Cholesterol is carried in the blood by lipoproteins- LDL and HDL.
Cholesterol and other fats cannot dissolve in the blood. They have to be transported to and from the cells by special carriers called lipoproteins.
Types of lipoproteins
LDL (Low density lipoprotein)
LDL is often referred to as ‘bad cholesterol’. High levels of LDL cholesterol can clog arteries, thus increasing the risk of heart attack and stroke.
A cell takes up LDL through specific receptors on its surface called LDL receptors. After it has used the cholesterol for its chemical needs and does not need it any more, it reduces its number of LDL receptors.
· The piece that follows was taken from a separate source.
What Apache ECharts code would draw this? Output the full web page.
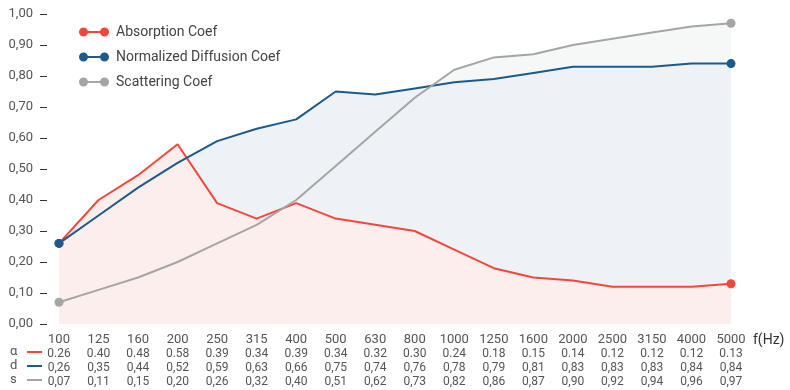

A high level of LDL in the blood may mean that cell membranes in the liver have reduced the number of LDL receptors due to increased amounts of cholesterol inside the cell. This enables LDL levels to accumulate in the blood. When this happens, the LDLs begin to deposit cholesterol on artery walls, forming thick plaques. This plaque deposition is causes atherosclerosis.
HDL (High density lipoprotein)
HDL is often referred to as ‘good cholesterol’. HDL carries cholesterol away from your arteries and transports it to the liver for disposal. Studies suggest that high levels of HDL- cholesterol reduce the risk of heart attack.
The levels of HDL, LDL and total cholesterol are all indicators for atherosclerosis and heart attack risk. People who have normal cholesterol levels but low HDL levels are also at increased risk for a heart attack.